## WHAT IS BEING ASKED
Count every line that has "this" in it and give the total, nothing more.

## RECORDS SUPPLIED
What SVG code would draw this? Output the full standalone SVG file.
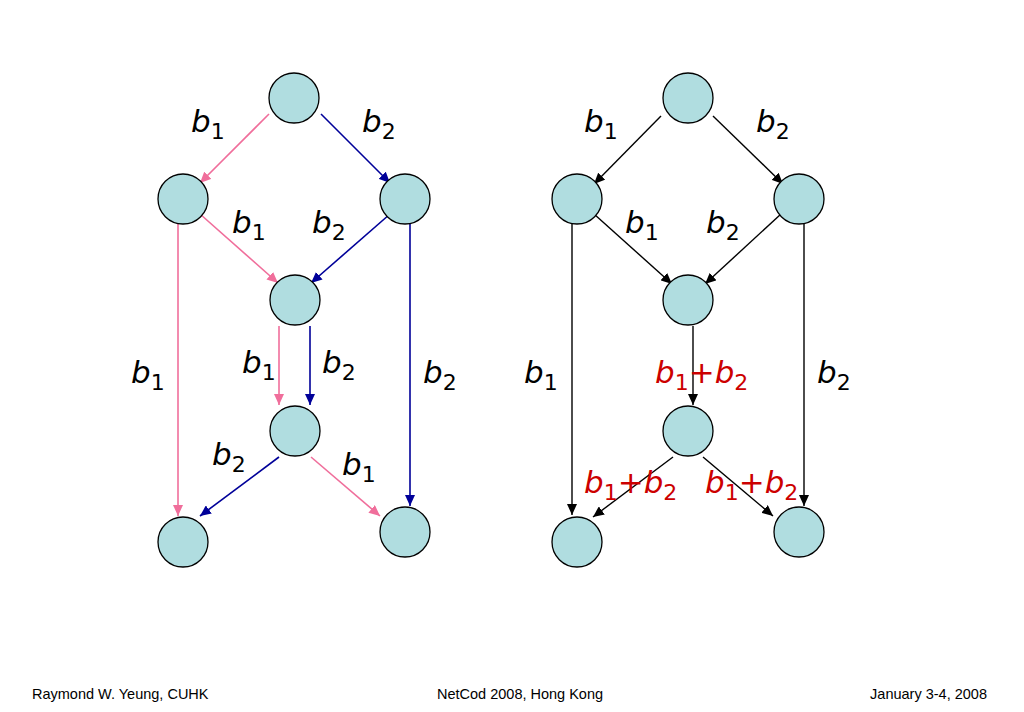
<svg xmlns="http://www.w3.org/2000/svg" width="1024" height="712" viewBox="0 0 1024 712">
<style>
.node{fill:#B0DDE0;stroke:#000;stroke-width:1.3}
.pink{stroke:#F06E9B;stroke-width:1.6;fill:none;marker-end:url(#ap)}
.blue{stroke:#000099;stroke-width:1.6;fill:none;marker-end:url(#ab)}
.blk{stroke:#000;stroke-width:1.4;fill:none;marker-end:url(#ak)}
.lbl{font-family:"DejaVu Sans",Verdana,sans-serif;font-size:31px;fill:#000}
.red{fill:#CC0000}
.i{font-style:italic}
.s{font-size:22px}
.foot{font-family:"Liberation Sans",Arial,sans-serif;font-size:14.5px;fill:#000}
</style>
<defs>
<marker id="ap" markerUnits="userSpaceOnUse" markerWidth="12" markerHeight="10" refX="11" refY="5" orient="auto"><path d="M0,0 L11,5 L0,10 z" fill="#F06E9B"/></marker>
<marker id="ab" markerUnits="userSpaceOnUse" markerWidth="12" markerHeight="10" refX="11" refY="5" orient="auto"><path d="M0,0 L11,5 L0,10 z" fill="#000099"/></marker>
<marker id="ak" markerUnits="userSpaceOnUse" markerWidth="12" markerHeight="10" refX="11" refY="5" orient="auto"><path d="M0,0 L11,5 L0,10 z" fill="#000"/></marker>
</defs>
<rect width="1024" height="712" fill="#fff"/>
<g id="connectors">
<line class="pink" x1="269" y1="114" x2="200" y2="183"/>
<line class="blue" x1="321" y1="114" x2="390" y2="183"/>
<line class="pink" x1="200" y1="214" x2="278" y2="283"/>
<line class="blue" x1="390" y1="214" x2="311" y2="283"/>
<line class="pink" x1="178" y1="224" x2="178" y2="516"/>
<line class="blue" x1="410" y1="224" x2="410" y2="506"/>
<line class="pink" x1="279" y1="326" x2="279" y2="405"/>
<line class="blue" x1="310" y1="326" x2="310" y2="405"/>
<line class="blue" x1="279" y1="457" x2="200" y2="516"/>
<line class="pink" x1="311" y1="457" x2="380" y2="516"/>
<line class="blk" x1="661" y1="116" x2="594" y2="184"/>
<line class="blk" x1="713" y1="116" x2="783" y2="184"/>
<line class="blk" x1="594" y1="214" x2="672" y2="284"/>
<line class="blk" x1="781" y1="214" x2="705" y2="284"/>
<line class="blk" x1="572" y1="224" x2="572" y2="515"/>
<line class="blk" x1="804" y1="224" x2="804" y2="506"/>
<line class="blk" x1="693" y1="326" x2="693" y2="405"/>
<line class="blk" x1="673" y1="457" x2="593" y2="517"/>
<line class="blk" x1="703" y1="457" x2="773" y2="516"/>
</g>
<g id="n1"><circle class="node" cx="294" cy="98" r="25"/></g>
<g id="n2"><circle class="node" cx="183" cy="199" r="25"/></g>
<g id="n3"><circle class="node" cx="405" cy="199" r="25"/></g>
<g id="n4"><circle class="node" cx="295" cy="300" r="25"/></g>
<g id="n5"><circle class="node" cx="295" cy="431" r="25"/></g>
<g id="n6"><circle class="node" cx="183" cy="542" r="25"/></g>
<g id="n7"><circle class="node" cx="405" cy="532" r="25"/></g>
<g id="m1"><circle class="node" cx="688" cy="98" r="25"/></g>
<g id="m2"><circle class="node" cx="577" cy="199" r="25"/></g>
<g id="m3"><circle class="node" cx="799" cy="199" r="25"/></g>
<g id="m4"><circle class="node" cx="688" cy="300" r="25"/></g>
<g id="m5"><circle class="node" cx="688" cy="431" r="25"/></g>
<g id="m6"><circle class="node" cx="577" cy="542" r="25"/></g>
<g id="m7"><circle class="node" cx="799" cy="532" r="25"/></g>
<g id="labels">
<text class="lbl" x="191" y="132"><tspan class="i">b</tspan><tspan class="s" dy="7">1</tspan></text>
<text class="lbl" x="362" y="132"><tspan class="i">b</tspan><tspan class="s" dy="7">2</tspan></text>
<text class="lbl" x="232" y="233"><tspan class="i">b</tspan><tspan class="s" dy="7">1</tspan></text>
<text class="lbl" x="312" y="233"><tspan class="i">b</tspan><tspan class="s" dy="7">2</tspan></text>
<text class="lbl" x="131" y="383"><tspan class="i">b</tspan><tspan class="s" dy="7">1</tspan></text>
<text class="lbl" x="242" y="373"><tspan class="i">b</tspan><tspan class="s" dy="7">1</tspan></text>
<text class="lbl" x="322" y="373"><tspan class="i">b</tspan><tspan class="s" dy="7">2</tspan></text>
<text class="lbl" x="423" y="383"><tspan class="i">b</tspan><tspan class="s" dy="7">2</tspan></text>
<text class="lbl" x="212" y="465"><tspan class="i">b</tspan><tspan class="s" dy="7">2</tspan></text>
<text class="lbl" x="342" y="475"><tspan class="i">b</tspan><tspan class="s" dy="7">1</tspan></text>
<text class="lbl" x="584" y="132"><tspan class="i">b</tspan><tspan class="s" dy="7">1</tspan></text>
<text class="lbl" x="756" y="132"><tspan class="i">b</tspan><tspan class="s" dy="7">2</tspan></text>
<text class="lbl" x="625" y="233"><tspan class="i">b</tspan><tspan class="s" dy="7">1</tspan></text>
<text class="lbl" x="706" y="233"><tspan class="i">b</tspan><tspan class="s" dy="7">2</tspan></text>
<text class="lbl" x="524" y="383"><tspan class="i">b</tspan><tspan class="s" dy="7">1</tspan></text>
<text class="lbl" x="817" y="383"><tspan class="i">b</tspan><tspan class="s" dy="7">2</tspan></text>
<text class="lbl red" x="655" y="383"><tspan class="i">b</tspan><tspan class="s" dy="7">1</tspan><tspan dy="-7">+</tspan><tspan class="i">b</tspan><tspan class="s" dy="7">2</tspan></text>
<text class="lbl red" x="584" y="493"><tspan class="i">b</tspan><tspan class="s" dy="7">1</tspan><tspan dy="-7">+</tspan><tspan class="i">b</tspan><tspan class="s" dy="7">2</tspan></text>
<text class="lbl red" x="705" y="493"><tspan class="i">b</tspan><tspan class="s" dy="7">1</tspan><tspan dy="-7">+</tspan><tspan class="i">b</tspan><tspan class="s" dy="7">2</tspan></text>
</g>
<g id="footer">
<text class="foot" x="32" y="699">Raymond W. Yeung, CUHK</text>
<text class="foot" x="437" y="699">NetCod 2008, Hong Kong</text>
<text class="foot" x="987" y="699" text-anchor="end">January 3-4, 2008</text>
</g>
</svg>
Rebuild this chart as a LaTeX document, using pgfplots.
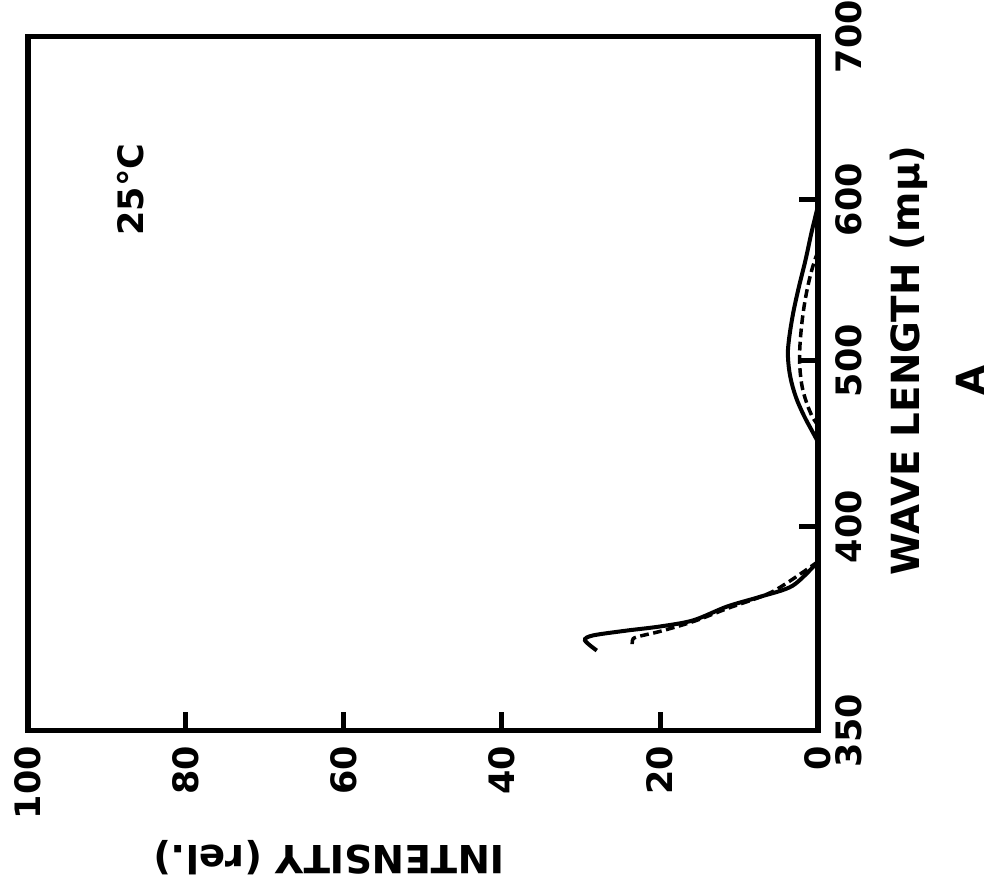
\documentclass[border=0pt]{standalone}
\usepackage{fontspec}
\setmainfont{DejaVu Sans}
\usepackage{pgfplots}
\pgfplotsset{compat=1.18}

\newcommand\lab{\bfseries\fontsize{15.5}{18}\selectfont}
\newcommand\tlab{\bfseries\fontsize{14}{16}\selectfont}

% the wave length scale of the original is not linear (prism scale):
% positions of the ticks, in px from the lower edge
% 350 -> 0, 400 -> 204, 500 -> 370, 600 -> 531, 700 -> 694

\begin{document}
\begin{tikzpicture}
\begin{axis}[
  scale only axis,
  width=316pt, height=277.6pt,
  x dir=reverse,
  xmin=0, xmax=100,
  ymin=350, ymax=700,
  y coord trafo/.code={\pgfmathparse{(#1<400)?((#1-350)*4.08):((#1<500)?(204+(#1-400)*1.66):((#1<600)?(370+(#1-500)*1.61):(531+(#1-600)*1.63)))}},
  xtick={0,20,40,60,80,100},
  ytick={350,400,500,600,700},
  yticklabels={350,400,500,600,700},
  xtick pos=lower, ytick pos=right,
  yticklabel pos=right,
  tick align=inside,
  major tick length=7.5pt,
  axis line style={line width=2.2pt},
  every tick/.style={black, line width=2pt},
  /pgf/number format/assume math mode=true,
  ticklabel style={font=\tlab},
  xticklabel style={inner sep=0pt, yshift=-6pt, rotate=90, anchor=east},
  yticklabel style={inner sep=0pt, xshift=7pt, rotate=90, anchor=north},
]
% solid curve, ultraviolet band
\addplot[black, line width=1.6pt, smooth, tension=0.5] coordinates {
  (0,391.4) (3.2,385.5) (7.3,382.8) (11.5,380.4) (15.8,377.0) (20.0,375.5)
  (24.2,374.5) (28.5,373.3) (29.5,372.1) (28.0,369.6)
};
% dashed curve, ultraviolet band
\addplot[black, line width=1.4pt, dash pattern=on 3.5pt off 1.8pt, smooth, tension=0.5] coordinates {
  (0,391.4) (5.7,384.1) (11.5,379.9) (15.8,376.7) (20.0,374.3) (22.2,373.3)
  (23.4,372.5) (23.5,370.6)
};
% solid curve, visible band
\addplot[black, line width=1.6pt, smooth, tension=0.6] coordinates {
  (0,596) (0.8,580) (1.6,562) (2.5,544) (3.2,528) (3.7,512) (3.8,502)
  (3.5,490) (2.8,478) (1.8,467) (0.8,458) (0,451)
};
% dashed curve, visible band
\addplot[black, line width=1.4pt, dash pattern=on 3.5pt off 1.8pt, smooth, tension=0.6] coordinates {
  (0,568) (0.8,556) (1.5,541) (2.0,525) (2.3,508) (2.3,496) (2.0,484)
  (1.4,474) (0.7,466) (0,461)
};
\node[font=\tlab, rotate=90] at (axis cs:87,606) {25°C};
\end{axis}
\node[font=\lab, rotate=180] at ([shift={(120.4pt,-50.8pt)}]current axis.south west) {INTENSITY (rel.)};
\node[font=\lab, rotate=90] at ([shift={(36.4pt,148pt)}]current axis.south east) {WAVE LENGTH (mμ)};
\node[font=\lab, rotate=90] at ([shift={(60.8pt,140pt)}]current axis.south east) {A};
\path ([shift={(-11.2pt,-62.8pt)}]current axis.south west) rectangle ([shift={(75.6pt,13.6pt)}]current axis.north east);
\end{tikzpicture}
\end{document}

## FULL ANSWER
2